# START OF Provided data

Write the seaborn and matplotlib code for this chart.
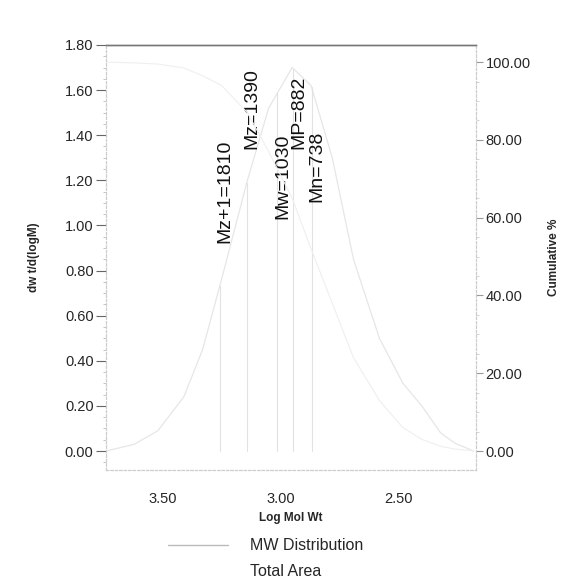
import matplotlib
matplotlib.use("Agg")
import matplotlib.pyplot as plt
import seaborn as sns
import pandas as pd
import numpy as np
from matplotlib.ticker import MultipleLocator

# MW distribution (log M vs dwt/d(logM))
log_mw = [3.74, 3.62, 3.52, 3.41, 3.33, 3.25, 3.14, 3.05, 2.95, 2.87, 2.78,
          2.69, 2.58, 2.48, 2.40, 2.32, 2.26, 2.18]
dwt = [0.00, 0.03, 0.09, 0.24, 0.45, 0.76, 1.20, 1.52, 1.70, 1.62, 1.30,
       0.85, 0.50, 0.30, 0.20, 0.08, 0.035, 0.00]
# cumulative % (right axis)
cum_pct = [100.0, 99.8, 99.5, 98.5, 96.5, 94.0, 87.0, 77.0, 65.0, 52.0, 38.0,
           24.0, 13.0, 6.0, 3.0, 1.2, 0.5, 0.0]

# averages marked on the curve
avg_names = ["Mz+1", "Mz", "Mw", "MP", "Mn"]
avg_values = [1810, 1390, 1030, 882, 738]
label_y = [1.15, 1.52, 1.22, 1.50, 1.26]

left_ticks = [0.00, 0.20, 0.40, 0.60, 0.80, 1.00, 1.20, 1.40, 1.60, 1.80]
right_ticks = [0.0, 20.0, 40.0, 60.0, 80.0, 100.0]
x_ticks = [3.50, 3.00, 2.50]

df = pd.DataFrame({"logM": log_mw, "dwt": dwt, "cum": cum_pct})

sns.set_style("white")
plt.rcParams["font.family"] = ["Liberation Sans", "DejaVu Sans"]

fig = plt.figure(figsize=(5.69, 5.85), dpi=100)
ax = fig.add_axes([0.1863, 0.1966, 0.6503, 0.7265])
ax2 = ax.twinx()

# the scanned curves are barely visible, so keep them very pale
sns.lineplot(data=df, x="logM", y="dwt", ax=ax, color="#e6e6e6", linewidth=0.9,
             sort=False, estimator=None)
sns.lineplot(data=df, x="logM", y="cum", ax=ax2, color="#efefef", linewidth=0.8,
             sort=False, estimator=None)

# vertical markers for the averages
for name, mval, ly in zip(avg_names, avg_values, label_y):
    lx = np.log10(mval)
    top = np.interp(-lx, [-v for v in log_mw], dwt)
    ax.plot([lx, lx], [0, top], color="#e2e2e2", linewidth=0.8)
    ax.text(lx - 0.022, ly, f"{name}={mval}", rotation=90, ha="center",
            va="center", fontsize=14, color="#111111")

ax.set_xlim(3.74, 2.17)
ax.set_ylim(-0.084, 1.80)
ax2.set_ylim(-4.88, 104.4)

ax.set_xticks(x_ticks)
ax.set_xticklabels([f"{t:.2f}" for t in x_ticks])
ax.set_yticks(left_ticks)
ax.set_yticklabels([f"{t:.2f}" for t in left_ticks])
ax.yaxis.set_minor_locator(MultipleLocator(0.05))
ax2.set_yticks(right_ticks)
ax2.set_yticklabels([f"{t:.2f}" for t in right_ticks])
ax2.yaxis.set_minor_locator(MultipleLocator(5))

ax.tick_params(axis="y", which="major", direction="out", length=7, width=0.8,
               color="#666666", labelsize=10.5, pad=2)
ax.tick_params(axis="y", which="minor", direction="out", length=2, width=0.6,
               color="#bbbbbb")
ax.tick_params(axis="x", which="major", length=0, labelsize=10.5, pad=16)
ax2.tick_params(axis="y", which="major", direction="out", length=5, width=0.8,
                color="#999999", labelsize=10.5, pad=2)
ax2.tick_params(axis="y", which="minor", direction="out", length=2, width=0.6,
                color="#cccccc")

ax.set_xlabel("Log Mol Wt", fontsize=8.5, fontweight="bold", labelpad=4)
ax.set_ylabel("dw t/d(logM)", fontsize=8.5, fontweight="bold", labelpad=18)
ax2.set_ylabel("Cumulative %", fontsize=8.5, fontweight="bold", labelpad=12)
ax2.set_xlabel("")

for a in (ax, ax2):
    a.grid(False)
    a.spines["top"].set_color("#777777")
    a.spines["top"].set_linewidth(1.0)
    for s in ("left", "right", "bottom"):
        a.spines[s].set_color("#cccccc")
        a.spines[s].set_linewidth(0.8)
        a.spines[s].set_linestyle((0, (2, 2)))

# legend below the plot
fig.lines.append(plt.Line2D([168 / 569, 228 / 569], [1 - 545 / 585] * 2,
                            transform=fig.transFigure, color="#bbbbbb",
                            linewidth=1.0))
fig.text(250 / 569, 1 - 546 / 585, "MW Distribution", fontsize=11.5,
         va="center", ha="left")
fig.text(250 / 569, 1 - 572 / 585, "Total Area", fontsize=11.5,
         va="center", ha="left")

fig.savefig("out.png", dpi=100, facecolor="white")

# END OF Provided data

Written instruction: Note how many lines in the listing above hold the string "matplotlib", then give only that figure.

Solved problem: 5